Data shown >>
+ + + + +
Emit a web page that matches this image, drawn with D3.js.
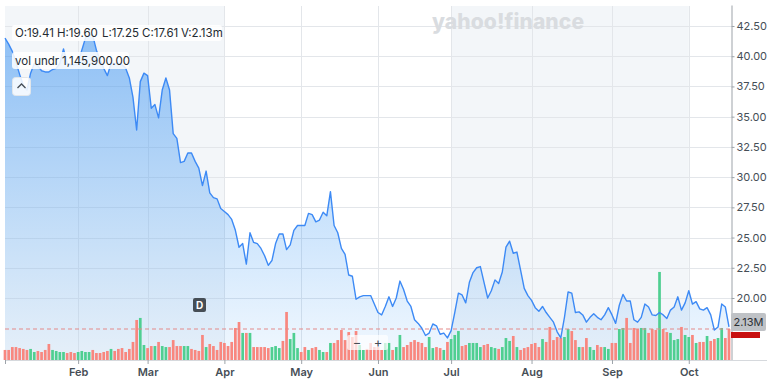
<!DOCTYPE html>
<html><head><meta charset="utf-8">
<script src="https://cdn.jsdelivr.net/npm/d3@7"></script>
<style>
html,body{margin:0;padding:0;background:#fff;}
svg{display:block;font-family:Inter,"Helvetica Neue",Arial,sans-serif;}
</style></head><body>
<svg id="chart" width="780" height="381"></svg>
<script>
// ---- data (daily closes, trading-day index 0 = early Jan) ----
const prices = [41.5,41.0,40.4,39.5,38.5,37.6,37.2,38.6,39.4,39.2,
 38.8,38.7,38.7,38.9,39.0,39.4,40.6,39.4,39.3,39.3,
 39.4,40.5,41.5,41.8,41.7,40.5,39.7,39.0,38.4,39.4,
 39.4,39.4,39.3,39.0,38.2,36.6,33.9,37.9,38.6,38.4,
 35.7,36.0,34.9,37.2,38.2,37.2,33.6,33.2,31.2,31.3,
 32.0,32.0,31.3,30.75,29.3,30.5,28.7,28.3,28.2,27.4,
 27.15,26.9,26.5,25.6,24.2,24.5,22.8,25.4,24.6,24.5,
 24.1,23.5,22.7,23.1,24.5,25.3,25.3,24.0,24.4,25.6,
 26.0,26.0,26.0,27.0,26.9,26.3,26.45,27.1,26.8,28.8,
 26.0,25.4,24.1,23.6,21.9,21.8,19.9,20.1,20.2,20.2,
 20.2,19.5,18.8,18.6,19.3,20.1,19.3,20.0,21.4,20.7,
 19.75,19.3,18.2,17.9,17.5,16.9,17.1,17.85,17.7,17.0,
 17.1,16.7,17.3,18.8,20.4,20.25,19.6,21.3,22.1,22.5,
 22.6,21.3,20.0,20.6,21.5,21.2,22.15,24.2,24.7,23.7,
 23.8,22.3,20.8,20.2,19.8,19.2,18.9,19.3,18.8,18.4,
 18.0,17.2,16.7,18.4,20.5,20.4,18.8,18.85,18.6,18.0,
 18.4,18.7,18.4,18.2,18.6,19.2,18.6,17.9,19.4,20.3,
 19.75,19.75,18.2,18.0,18.4,19.5,19.25,18.6,18.55,18.8,
 18.6,18.3,19.0,19.25,20.1,19.0,19.6,20.6,19.5,19.7,
 19.1,19.0,19.2,18.6,17.35,17.6,19.5,19.25,17.61];

// daily volume, millions
const volumes = [0.69,0.69,0.89,0.89,0.82,0.76,0.69,0.76,0.55,0.62,
 0.55,0.69,1.10,0.69,0.62,0.55,0.55,0.48,0.55,0.48,
 0.55,0.62,0.55,0.55,0.69,0.48,0.48,0.55,0.62,0.76,
 0.62,0.76,0.82,0.55,0.76,1.24,2.75,2.89,1.03,0.82,
 0.96,0.96,1.24,0.96,0.89,0.89,1.37,0.96,0.96,0.96,
 0.96,0.76,0.69,0.62,1.72,0.89,1.10,0.96,0.69,1.24,
 1.17,0.96,1.24,2.20,2.61,1.86,1.86,1.86,0.89,0.89,
 0.89,0.89,0.82,0.89,0.96,0.82,1.31,3.30,1.44,1.86,
 0.82,0.55,0.89,0.69,0.82,0.89,0.69,0.55,0.55,1.17,
 1.17,1.37,2.06,1.37,1.92,1.58,1.99,1.03,0.69,0.76,
 1.17,0.89,0.89,0.69,1.17,1.17,0.69,0.89,1.72,0.89,
 1.03,1.24,1.37,1.24,1.17,0.89,1.58,0.82,0.89,0.82,
 0.69,1.24,1.44,1.72,1.99,0.96,1.03,1.17,1.17,1.17,
 0.89,1.03,1.10,0.89,0.82,0.76,0.89,1.51,1.31,1.65,
 0.89,0.69,0.82,0.89,1.10,1.17,0.89,1.44,1.24,2.27,
 1.37,1.58,1.51,1.58,2.13,1.99,1.37,0.89,0.89,1.51,
 0.89,0.69,1.03,0.89,0.89,0.76,1.17,1.17,2.13,2.20,
 2.89,1.17,2.20,2.13,2.20,2.20,1.86,2.13,2.06,6.05,
 2.13,1.92,1.86,1.37,1.44,2.27,1.72,1.58,1.72,1.17,
 1.24,1.24,1.65,1.31,1.44,1.51,2.20,1.51,2.13];

const monthLabels = ["Feb","Mar","Apr","May","Jun","Jul","Aug","Sep","Oct"];
const monthIdx    = [20, 39, 60, 81, 102, 122, 144, 166, 187];
const priceTicks  = [20, 22.5, 25, 27.5, 30, 32.5, 35, 37.5, 40, 42.5];
const shadedSpans = [[0, 60], [122, 187]]; // quarter shading, in trading-day indices
const lastVolume = 2.13;
const volLabel = "2.13M";
const ohlc = [["O:19.41",15],["H:19.60",57],["L:17.25",102],["C:17.61",142],["V:2.13m",181]];
const volStudy = ["vol undr", "1,145,900.00"];

// ---- layout ----
const L = 5, R = 729, AX = 731, TOP = 5, BOT = 360;
const svg = d3.select("#chart");
const x = d3.scaleLinear().domain([0, prices.length - 1]).range([L, R]);
const y = d3.scaleLinear().domain([14.872, 44.237]).range([BOT, TOP]);
const yVol = d3.scaleLinear().domain([0, 6.5]).range([BOT, 265.4]);

const defs = svg.append("defs");
const grad = defs.append("linearGradient").attr("id","ag")
  .attr("gradientUnits","userSpaceOnUse").attr("x1",0).attr("x2",0).attr("y1",20).attr("y2",BOT);
grad.append("stop").attr("offset","0").attr("stop-color","#0a78f0").attr("stop-opacity",0.45);
grad.append("stop").attr("offset","1").attr("stop-color","#1a8af5").attr("stop-opacity",0.06);

// shaded quarters
svg.selectAll("rect.band").data(shadedSpans).join("rect").attr("class","band")
  .attr("x", d => x(d[0])).attr("width", d => x(d[1]) - x(d[0]))
  .attr("y", TOP + 1).attr("height", BOT - TOP - 1).attr("fill", "#f3f6f9");

// grid
svg.append("g").selectAll("line").data(priceTicks).join("line")
  .attr("x1", L).attr("x2", AX).attr("y1", d => Math.round(y(d)) + 0.5).attr("y2", d => Math.round(y(d)) + 0.5)
  .attr("stroke", "#e3e6ea").attr("stroke-width", 1);
svg.append("g").selectAll("line").data(monthIdx).join("line")
  .attr("x1", d => Math.round(x(d)) + 0.5).attr("x2", d => Math.round(x(d)) + 0.5)
  .attr("y1", TOP + 1).attr("y2", BOT).attr("stroke", "#e3e6ea").attr("stroke-width", 1);

// watermark
svg.append("text").attr("x", 432).attr("y", 29).attr("textLength", 152)
  .attr("font-size", 21).attr("font-weight", 800).attr("fill", "#d9dce0")
  .attr("font-family", "Inter, Arial, sans-serif").text("yahoo!finance");

// area + line
const area = d3.area().x((d, i) => x(i)).y0(BOT).y1(d => y(d));
svg.append("path").datum(prices).attr("d", area).attr("fill", "url(#ag)");

// volume bars
const bw = 2.7;
svg.append("g").selectAll("rect").data(volumes).join("rect")
  .attr("x", (d, i) => x(i) - bw / 2).attr("width", bw)
  .attr("y", d => yVol(d)).attr("height", d => BOT - yVol(d))
  .attr("fill", (d, i) => (i > 0 && prices[i] > prices[i - 1]) ? "#4fcf91" : "#f8877f");

// dashed last-volume line
svg.append("line").attr("x1", L).attr("x2", AX)
  .attr("y1", yVol(lastVolume)).attr("y2", yVol(lastVolume))
  .attr("stroke", "#e38a8a").attr("stroke-width", 1.2).attr("stroke-dasharray", "4,3");

const line = d3.line().x((d, i) => x(i)).y(d => y(d));
svg.append("path").datum(prices).attr("d", line).attr("fill", "none")
  .attr("stroke", "#3d8af5").attr("stroke-width", 1.4).attr("stroke-linejoin", "round");

// right axis
const yAxis = svg.append("g").attr("transform", `translate(${AX + 0.5},0)`)
  .call(d3.axisRight(y).tickValues(priceTicks).tickFormat(d3.format(".2f")).tickSize(3).tickSizeOuter(0).tickPadding(2));
yAxis.select(".domain").attr("stroke", "#9da3a9");
yAxis.selectAll(".tick line").attr("stroke", "#9da3a9");
yAxis.selectAll("text").attr("font-size", 11).attr("fill", "#464e56").attr("font-family", "Inter, Arial, sans-serif");

// bottom axis
svg.append("line").attr("x1", L).attr("x2", 767).attr("y1", BOT + 0.5).attr("y2", BOT + 0.5).attr("stroke", "#d6d9dd");
const xAxis = svg.append("g").attr("transform", `translate(0,${BOT})`)
  .call(d3.axisBottom(x).tickValues(monthIdx).tickFormat((d, i) => monthLabels[i]).tickSize(4).tickSizeOuter(0).tickPadding(4));
xAxis.select(".domain").remove();
xAxis.selectAll(".tick line").attr("stroke", "#9da3a9");
xAxis.selectAll("text").attr("font-size", 11).attr("font-weight", 600).attr("fill", "#464e56").attr("font-family", "Inter, Arial, sans-serif");
svg.append("line").attr("x1", L + 0.5).attr("x2", L + 0.5).attr("y1", BOT).attr("y2", BOT + 4).attr("stroke", "#9da3a9");

// volume label on axis
svg.append("rect").attr("x", AX).attr("y", 313).attr("width", 35).attr("height", 18).attr("rx", 2).attr("fill", "#bfc2c6");
svg.append("text").attr("x", AX + 17.5).attr("y", 326).attr("text-anchor", "middle")
  .attr("font-size", 11).attr("fill", "#2c3136").text(volLabel);
svg.append("rect").attr("x", AX).attr("y", 332).attr("width", 29).attr("height", 6).attr("fill", "#c8100f");

// legend boxes
svg.append("rect").attr("x", 12).attr("y", 25).attr("width", 210).attr("height", 16).attr("rx", 3).attr("fill", "rgba(255,255,255,0.85)");
svg.append("g").selectAll("text").data(ohlc).join("text")
  .attr("x", d => d[1]).attr("y", 37).attr("font-size", 11.5).attr("fill", "#232a31").text(d => d[0]);
svg.append("rect").attr("x", 12).attr("y", 52).attr("width", 117).attr("height", 17).attr("rx", 3).attr("fill", "rgba(255,255,255,0.85)");
svg.append("text").attr("x", 15).attr("y", 65).attr("font-size", 11.5).attr("fill", "#232a31").text(volStudy[0]);
svg.append("text").attr("x", 62).attr("y", 65).attr("font-size", 11.5).attr("fill", "#232a31").text(volStudy[1]);
svg.append("rect").attr("x", 12.5).attr("y", 77.5).attr("width", 18).attr("height", 18).attr("rx", 3)
  .attr("fill", "rgba(255,255,255,0.85)").attr("stroke", "#e2e6ea");
svg.append("path").attr("d", "M17.5,88 L21.5,84 L25.5,88").attr("fill", "none").attr("stroke", "#464e56").attr("stroke-width", 1.3);

// "D" marker
svg.append("rect").attr("x", 193).attr("y", 298).attr("width", 13).attr("height", 14).attr("rx", 2).attr("fill", "#464e56");
svg.append("text").attr("x", 199.5).attr("y", 309).attr("text-anchor", "middle").attr("font-size", 10)
  .attr("font-weight", 700).attr("fill", "#fff").text("D");

// zoom control
svg.append("rect").attr("x", 347).attr("y", 335).attr("width", 41).attr("height", 15).attr("rx", 2).attr("fill", "rgba(255,255,255,0.7)");
svg.append("text").attr("x", 357).attr("y", 347).attr("text-anchor", "middle").attr("font-size", 13).attr("fill", "#464e56").text("−");
svg.append("text").attr("x", 378).attr("y", 347).attr("text-anchor", "middle").attr("font-size", 13).attr("fill", "#464e56").text("+");
</script>
</body></html>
+ + + + +
Required work >>
Without any pictures, reproduce the lines from the first one in the material through the line that has "19.1,19.0,19.2,18.6,17.35,17.6,19.5,19.25,17.61];", exactly as they appear.

The completed task >>
Emit a web page that matches this image, drawn with D3.js.
<!DOCTYPE html>
<html><head><meta charset="utf-8">
<script src="https://cdn.jsdelivr.net/npm/d3@7"></script>
<style>
html,body{margin:0;padding:0;background:#fff;}
svg{display:block;font-family:Inter,"Helvetica Neue",Arial,sans-serif;}
</style></head><body>
<svg id="chart" width="780" height="381"></svg>
<script>
// ---- data (daily closes, trading-day index 0 = early Jan) ----
const prices = [41.5,41.0,40.4,39.5,38.5,37.6,37.2,38.6,39.4,39.2,
 38.8,38.7,38.7,38.9,39.0,39.4,40.6,39.4,39.3,39.3,
 39.4,40.5,41.5,41.8,41.7,40.5,39.7,39.0,38.4,39.4,
 39.4,39.4,39.3,39.0,38.2,36.6,33.9,37.9,38.6,38.4,
 35.7,36.0,34.9,37.2,38.2,37.2,33.6,33.2,31.2,31.3,
 32.0,32.0,31.3,30.75,29.3,30.5,28.7,28.3,28.2,27.4,
 27.15,26.9,26.5,25.6,24.2,24.5,22.8,25.4,24.6,24.5,
 24.1,23.5,22.7,23.1,24.5,25.3,25.3,24.0,24.4,25.6,
 26.0,26.0,26.0,27.0,26.9,26.3,26.45,27.1,26.8,28.8,
 26.0,25.4,24.1,23.6,21.9,21.8,19.9,20.1,20.2,20.2,
 20.2,19.5,18.8,18.6,19.3,20.1,19.3,20.0,21.4,20.7,
 19.75,19.3,18.2,17.9,17.5,16.9,17.1,17.85,17.7,17.0,
 17.1,16.7,17.3,18.8,20.4,20.25,19.6,21.3,22.1,22.5,
 22.6,21.3,20.0,20.6,21.5,21.2,22.15,24.2,24.7,23.7,
 23.8,22.3,20.8,20.2,19.8,19.2,18.9,19.3,18.8,18.4,
 18.0,17.2,16.7,18.4,20.5,20.4,18.8,18.85,18.6,18.0,
 18.4,18.7,18.4,18.2,18.6,19.2,18.6,17.9,19.4,20.3,
 19.75,19.75,18.2,18.0,18.4,19.5,19.25,18.6,18.55,18.8,
 18.6,18.3,19.0,19.25,20.1,19.0,19.6,20.6,19.5,19.7,
 19.1,19.0,19.2,18.6,17.35,17.6,19.5,19.25,17.61];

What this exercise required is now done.